Caracas, September 10, 2007 (venezuelanalysis.com) – Flanked by Bolivian President Evo Morales, Venezuelan President Hugo Chavez warned of a plan financed by the United States to derail the democratically elected government of Bolivia, including a plan to assassinate Morales, said Chavez during his weekly television program Aló Presidente.

“I hold responsible the president of the United States, George Bush, for what could happen to compañero Morales, because they are conspiring against the government, including to kill him,” he said.

However, Chavez warned, “If U.S. imperialism attacks our peoples, using their lackeys in Venezuela and Bolivia, they can be sure that we’re not going to wait with our arms crossed.”

“If that occurs,” he continued, referring to the famous phrase of revolutionary leader Ernesto “Che” Guevara, who called for Vietnam style guerilla war against U.S. imperialism, “we will shout with Che Guevara and then one, two, three, four, five, or 10 Vietnams will have to be created in Latin America."

“Imperialism has a plan to knock off this Indian. I put to them we have a plan also, but of course we are not going to say. Right, Evo? What is going to happen to the Bolivian oligarchy is what happened to the Venezuelan oligarchy the 12 and 13th of April [2002], when the Venezuelan people came out to confront the tyranny, the imperialist coup. It’s best that we don’t tell more of the plan.”

Chavez’s comments came as up to 100,000 people from Bolivia’s campesino and indigenous movements began converging on Sucre for a Social Summit in defense of the Constituent Assembly. Over the past week Sucre has been wracked with violent protests aimed at disrupting the process of constitutional reform, which would provide a framework for the social inclusion of Bolivia’s long marginalized indigenous majority. Right wing opposition groups demanding that the executive and legislative powers of government be transferred from La Paz to Sucre have burned car tires and repeatedly attempted to shut down the Constituent Assembly, which as a result has called a one-month recess.

“The oligarchy that today is conspiring against Evo in Bolivia is the same oligarchy that conspired here against Venezuela, against our people, it is the same that here made a coup, driven forward and financed by the government of the United States, the same is occurring in Bolivia,” he added

While U.S. officials have repeatedly denied Chavez’s claims that Washington is attempting to overthrow him and other leftist governments in the region, Chavez said that Morales possessed documentary evidence of U.S. interference and intentions to destabilize his government.

Chavez’s claims are supported by the investigation of U.S.-Venezuelan human rights lawyer Eva Golinger, who last week published a report that documents U.S. government funding of opposition groups in both Venezuela and Bolivia.
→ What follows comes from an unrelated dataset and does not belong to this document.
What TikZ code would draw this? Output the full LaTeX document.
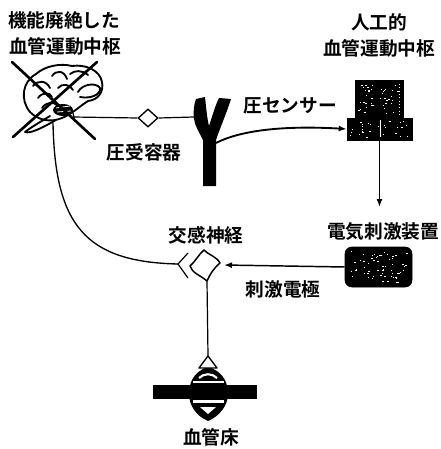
\documentclass[tikz,border=0pt]{standalone}
\usepackage{fontspec}
\newfontfamily\jp[BoldFont={Noto Sans CJK JP Bold}]{Noto Sans CJK JP}
\usetikzlibrary{arrows.meta,shapes.geometric}
\tikzset{
  lbl/.style={font=\jp\bfseries\fontsize{14}{16}\selectfont, inner sep=0pt},
  wire/.style={line width=0.9pt},
  arr/.style={line width=1.1pt, -{Latex[length=6pt,width=4.5pt]}},
  thickx/.style={line width=2pt, line cap=round},
  brainline/.style={line width=1.4pt, line cap=round, line join=round},
  blackbox/.style={fill=black, draw=black, inner sep=0pt},
}
\begin{document}
\begin{tikzpicture}[x=0.75pt,y=-0.75pt]
\useasboundingbox (0,0) rectangle (441,449);

% ---- labels
\node[lbl] (t1) at (64,20) {機能廃絶した};
\node[lbl] (t2) at (65,46) {血管運動中枢};
\node[lbl] (t3) at (379,22) {人工的};
\node[lbl] (t4) at (379,48) {血管運動中枢};
\node[lbl] (baro) at (144,152) {圧受容器};
\node[lbl] (sensor) at (290,106) {圧センサー};
\node[lbl] (stimdev) at (383,232) {電気刺激装置};
\node[lbl] (symp) at (206,235) {交感神経};
\node[lbl] (elec) at (283,289) {刺激電極};
\node[lbl] (bed) at (211,437) {血管床};

% ---- brain (vasomotor centre, out of function)
\begin{scope}[brainline]
  \draw (30,112) .. controls (20,100) and (22,82) .. (36,74)
        .. controls (45,66) and (60,63) .. (72,66)
        .. controls (85,64) and (100,70) .. (102,82)
        .. controls (104,92) and (98,100) .. (88,101)
        .. controls (80,106) and (72,114) .. (62,118)
        .. controls (50,123) and (38,120) .. (30,112);
  \draw (78,92) .. controls (82,84) and (96,82) .. (100,88)
        .. controls (101,95) and (90,99) .. (80,97);
  \draw (33,86) .. controls (38,80) and (46,80) .. (50,88);
  \draw (38,98) .. controls (42,92) and (50,92) .. (52,97);
  \draw (52,76) .. controls (56,70) and (64,70) .. (67,79);
  \draw (58,88) .. controls (62,83) and (70,84) .. (73,90);
  \draw (70,74) .. controls (75,70) and (82,70) .. (88,75);
  \draw (42,108) .. controls (46,102) and (54,101) .. (58,106);
  \draw (50,116) .. controls (40,122) and (30,128) .. (25,132)
        .. controls (30,134) and (42,128) .. (56,120);
  \fill (63,110) ellipse [x radius=10, y radius=6];
\end{scope}
\draw[white, line width=0.6pt] (56,108) -- (70,106) (57,112) -- (71,111);
% the cross over the brain
\draw[thickx] (12,62) -- (95,139);
\draw[thickx] (97,62) -- (13,137);

% ---- pressure sensor vessel (Y-shaped)
\fill (196,99) -- (205,97)
      .. controls (206,106) and (207,118) .. (209,126)
      .. controls (212,117) and (215,106) .. (219,98)
      -- (231,99)
      .. controls (227,112) and (220,128) .. (216,140)
      -- (216,186) -- (203,186) -- (203,140)
      .. controls (199,132) and (195,126) .. (194,119)
      .. controls (193,112) and (194,104) .. (196,99) -- cycle;
\coordinate (yleft) at (194,117);
\coordinate (ystem) at (216,143);

% ---- baroreceptor line
\coordinate (brainout) at (73,117);
\draw[wire] (73,113) -- (75,122);
\node[diamond, draw, fill=white, line width=1pt, inner sep=0pt,
      minimum width=15pt, minimum height=13.5pt] (rec) at (148,118) {};
\draw[wire] (brainout) -- (rec.west);
\draw[wire] (rec.east) -- (yleft);

% ---- artificial vasomotor centre (computer)
\node[blackbox, minimum width=36pt, minimum height=28.5pt] (mon) at (379,99) {};
\node[blackbox, minimum width=48.75pt, minimum height=16.5pt] (kbd) at (379.5,129) {};
\pgfmathsetseed{11}
\foreach \i in {1,...,45}{
  \pgfmathsetmacro\px{358+rnd*42}
  \pgfmathsetmacro\py{83+rnd*32}
  \fill[white] (\px,\py) rectangle ++(1.4,0.9);
}
\foreach \i in {1,...,30}{
  \pgfmathsetmacro\px{350+rnd*58}
  \pgfmathsetmacro\py{121+rnd*16}
  \fill[white] (\px,\py) rectangle ++(1.4,0.9);
}
\draw[white, line width=0.5pt] (380,120) -- (380,137);
\draw[white, line width=0.5pt, dotted] (399,84) -- (399,116);

% ---- electrical stimulator
\node[blackbox, rounded corners=5pt, minimum width=50.25pt, minimum height=30pt] (stim) at (378.5,267) {};
\foreach \i in {1,...,60}{
  \pgfmathsetmacro\px{350+rnd*57}
  \pgfmathsetmacro\py{251+rnd*32}
  \fill[white] (\px,\py) rectangle ++(1.4,0.9);
}

% ---- sympathetic nerve ending
\draw[line width=1.1pt, line join=round]
  (204,250) .. controls (210,256) and (216,256) .. (220,263)
  .. controls (214,268) and (210,274) .. (207,281)
  .. controls (200,275) and (192,273) .. (190,266)
  .. controls (195,262) and (199,254) .. (204,250) -- cycle;
\coordinate (cellin) at (224,265);
\coordinate (cellbot) at (207,281);
\coordinate (nervetip) at (178,264);
\draw[wire] (188,253) -- (nervetip) -- (188,278);

% ---- vascular bed
\fill (208,367) .. controls (225,372) and (228,385) .. (228,394)
      .. controls (228,405) and (220,416) .. (208,421)
      .. controls (196,416) and (189,405) .. (189,394)
      .. controls (189,385) and (192,372) .. (208,367) -- cycle;
\fill (153,385) rectangle (257,399);
\draw[white, line width=1.6pt] (199,378) .. controls (204,373) and (212,373) .. (217,378);
\draw[white, line width=1.8pt] (193,382) -- (224,382);
\draw[white, line width=1.8pt] (193,401.5) -- (224,401.5);
\fill[white] (200,407) -- (216,407) -- (208,414) -- cycle;
\draw[line width=1pt, line join=round, fill=white] (208,356) -- (199,368) -- (217,368) -- cycle;
\coordinate (bedtop) at (208,356);

% ---- connections
\coordinate (cordtop) at (53,123);
\draw[line width=1pt] (cordtop) .. controls (55,225) and (85,262) .. (nervetip);
\draw[wire] (cellbot) -- (bedtop);
\draw[arr, line width=1.4pt] (ystem) .. controls (245,128) and (295,126) .. (kbd.west);
\draw[arr] (kbd.south) -- (379.5,207);
\draw[arr] (stim.west) -- (cellin);
\end{tikzpicture}
\end{document}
Golinger reveals that the USAID Office of Transition Initiatives (OTI), opened in Bolivia in 2004 has contracted the U.S. Company Casals & Associates Inc. (C&A) to manage US$13.3 million granted to 379 organizations, political parties, and projects in Bolivia. USAID-OTI and C&A in Bolivia have focused their efforts on combating and influencing the Constituent Assembly, and on “promoting separatism in the regions rich in natural resources, such as Santa Cruz and Cochabamba,” Golinger argues.

“The majority of the 13.3 million has been given to organizations and programs working to ‘strengthen regional governments’ with the intention of weakening the national government of Evo Morales,” she continued.
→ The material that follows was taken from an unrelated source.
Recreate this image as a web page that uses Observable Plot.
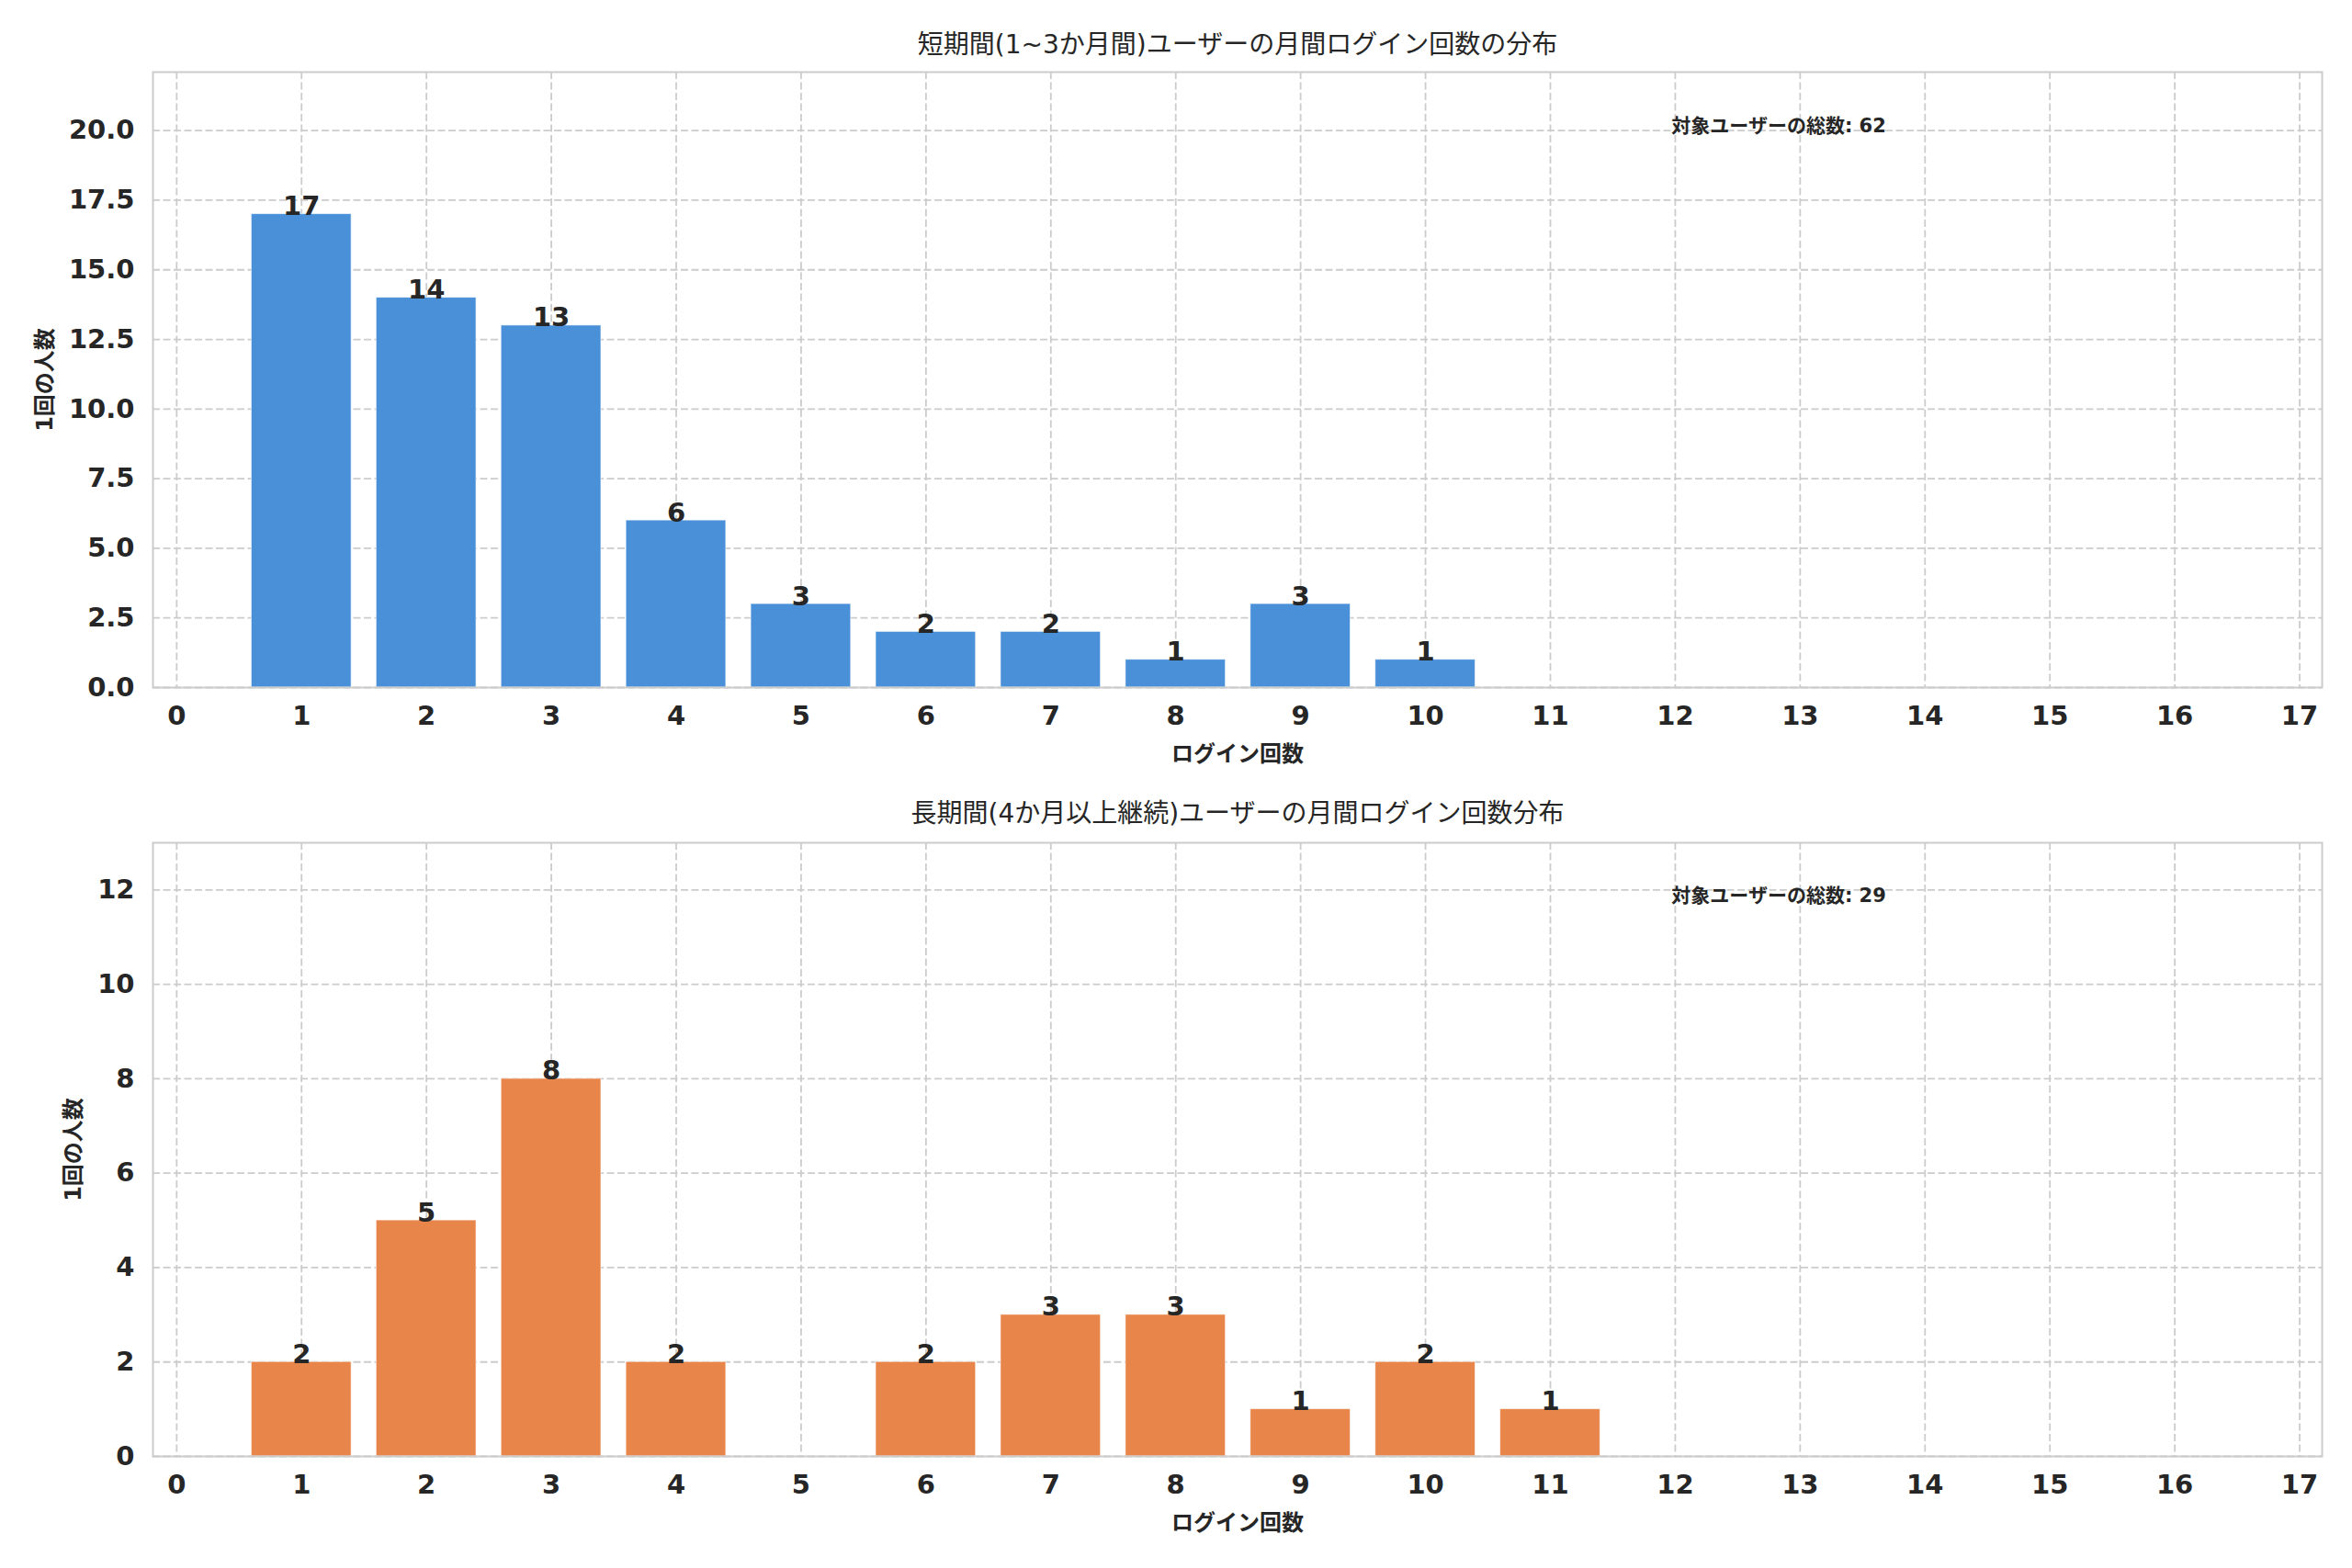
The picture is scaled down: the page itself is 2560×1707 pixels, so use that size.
<!DOCTYPE html>
<html>
<head>
<meta charset="utf-8">
<script src="https://cdn.jsdelivr.net/npm/d3@7"></script>
<script src="https://cdn.jsdelivr.net/npm/@observablehq/plot@0.6"></script>
<style>
  html, body { margin: 0; padding: 0; background: #ffffff; }
  #chart { width: 2560px; }
  #chart svg { display: block; }
  #chart svg, #chart svg text { font-family: "DejaVu Sans", "Noto Sans CJK JP", sans-serif !important; }
</style>
</head>
<body>
<div id="chart"></div>
<script>
// ---- data ----
const titleTop = "短期間(1~3か月間)ユーザーの月間ログイン回数の分布";
const titleBottom = "長期間(4か月以上継続)ユーザーの月間ログイン回数分布";
const xLabel = "ログイン回数";
const yLabel = "1回の人数";
const totalLabel = "対象ユーザーの総数";

const topCategories = [1, 2, 3, 4, 5, 6, 7, 8, 9, 10];
const topValues = [17, 14, 13, 6, 3, 2, 2, 1, 3, 1];
const bottomCategories = [1, 2, 3, 4, 5, 6, 7, 8, 9, 10, 11];
const bottomValues = [2, 5, 8, 2, 0, 2, 3, 3, 1, 2, 1];

const xTicks = d3.range(0, 18);
const topYTicks = [0, 2.5, 5, 7.5, 10, 12.5, 15, 17.5, 20];
const bottomYTicks = [0, 2, 4, 6, 8, 10, 12];
const topYMax = 22.1;
const bottomYMax = 13;

const topColor = "#4a90d9";
const bottomColor = "#e8854a";

const FONT = "'DejaVu Sans', 'Noto Sans CJK JP', sans-serif";
const TEXT = "#262626";
const GRID = "#cccccc";

function panel({cats, vals, title, yTicks, yFmt, yMax, color, height, marginTop, marginBottom, yLabelDx, titleDy}) {
  const data = cats.map((k, i) => ({k, v: vals[i]}));
  const total = d3.sum(vals);
  const labelData = data.filter(d => d.v > 0);
  return Plot.plot({
    width: 2560,
    height,
    marginTop,
    marginBottom,
    marginLeft: 166,
    marginRight: 33,
    style: {fontFamily: FONT, color: TEXT, background: "#ffffff", overflow: "visible"},
    x: {type: "linear", domain: [-0.19, 17.18], label: null},
    y: {domain: [0, yMax], label: null},
    marks: [
      Plot.gridX(xTicks, {stroke: GRID, strokeOpacity: 1, strokeWidth: 1.8, strokeDasharray: "8,3.5"}),
      Plot.gridY(yTicks, {stroke: GRID, strokeOpacity: 1, strokeWidth: 1.8, strokeDasharray: "8,3.5"}),
      Plot.rectY(data, {x1: d => d.k - 0.4, x2: d => d.k + 0.4, y: "v", fill: color, stroke: "#ffffff", strokeWidth: 1, strokeOpacity: 0.6}),
      Plot.text(labelData, {x: "k", y: "v", text: d => String(d.v), lineAnchor: "bottom", dy: 1, fontSize: 29, fontWeight: "bold", fill: TEXT}),
      Plot.frame({stroke: GRID, strokeWidth: 2}),
      Plot.axisX({ticks: xTicks, tickFormat: d => String(d), tickSize: 0, tickPadding: 20, fontSize: 29, fontWeight: "bold", fill: TEXT, label: null}),
      Plot.axisY({ticks: yTicks, tickFormat: yFmt, tickSize: 0, tickPadding: 20, fontSize: 29, fontWeight: "bold", fill: TEXT, label: null}),
      Plot.text([title], {frameAnchor: "top", text: d => d, dy: titleDy, lineAnchor: "middle", fontSize: 28, fill: TEXT}),
      Plot.text([xLabel], {frameAnchor: "bottom", text: d => d, dy: 73, lineAnchor: "middle", fontSize: 24, fontWeight: "bold", fill: TEXT}),
      Plot.text([yLabel], {frameAnchor: "left", text: d => d, dx: yLabelDx, rotate: -90, textAnchor: "middle", lineAnchor: "middle", fontSize: 24, fontWeight: "bold", fill: TEXT}),
      Plot.text([`${totalLabel}: ${total}`], {x: () => 11.97, y: () => yMax * 0.913, text: d => d, textAnchor: "start", lineAnchor: "middle", fontSize: 21, fontWeight: "bold", fill: TEXT})
    ]
  });
}

const chart = document.getElementById("chart");
chart.appendChild(panel({
  cats: topCategories, vals: topValues, title: titleTop,
  yTicks: topYTicks, yFmt: d3.format(".1f"), yMax: topYMax, color: topColor,
  height: 853, marginTop: 78, marginBottom: 105, yLabelDx: -117, titleDy: -29
}));
chart.appendChild(panel({
  cats: bottomCategories, vals: bottomValues, title: titleBottom,
  yTicks: bottomYTicks, yFmt: d => String(d), yMax: bottomYMax, color: bottomColor,
  height: 854, marginTop: 64, marginBottom: 122, yLabelDx: -86, titleDy: -31
}));
</script>
</body>
</html>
Chavez insisted, however, that Venezuela and Bolivia want peace to increase production of food and to carry out health, education, literacy, and social justice programs and pointed out that Bolivia would soon be the third country in Latin America to eradicate illiteracy after Cuba in 1961 and Venezuela in 2005.

Morales thanked Chavez for being invited to his program and said that while he r ecognized that his government was confronted by problems from various opposition groups against the Constituent Assembly and the process of constitutional reform, the majority of Bolivians are supporting the process of change for more social equality.

Morales also spoke of the need to change the economic model in Bolivia and Latin America more broadly, “The mineral wealth of Latin American countries had been looted by industrialized nations and nothing had been done to drive forward their development. The governments of Latin America are obliged to take advantage of their natural resources to promote the development of their peoples.”

During the program Chavez and Morales signed a number of agreements for joint development projects between their respective countries, as well as inaugurating the first phase of the Siderúrgica Ferrominera iron and steel plant in the Cuidad Piar in Venezuela’s Orinoco oil belt.

The agreements, which form part of ALBA (the Bolivarian Alternative for the Americas), initiated by Venezuela in opposition to the U.S. promoted Free Trade Agreement of the Americas, include plans to form joint-ventures in mining, cement and forestry projects, build a petrochemical plant in Cochabamba, as well as a bi-national company to exploit the Mutun iron deposit in Bolivia's Santa Cruz department, which, according to a statement today from Venezuela's information ministry, has 42 billion metric tons of reserves.

During the broadcast Chavez also spoke of his offer to mediate peace negotiations in neighboring Columbia between the government and the Revolutionary Armed Forces of Columbia (FARC), saying he would travel to territory controlled by the FARC, if necessary, "I'm willing to go into the deepest part of the largest jungle to talk with Marulanda."

"I have faith that we will succeed. Nobody said it would be easy,” he added.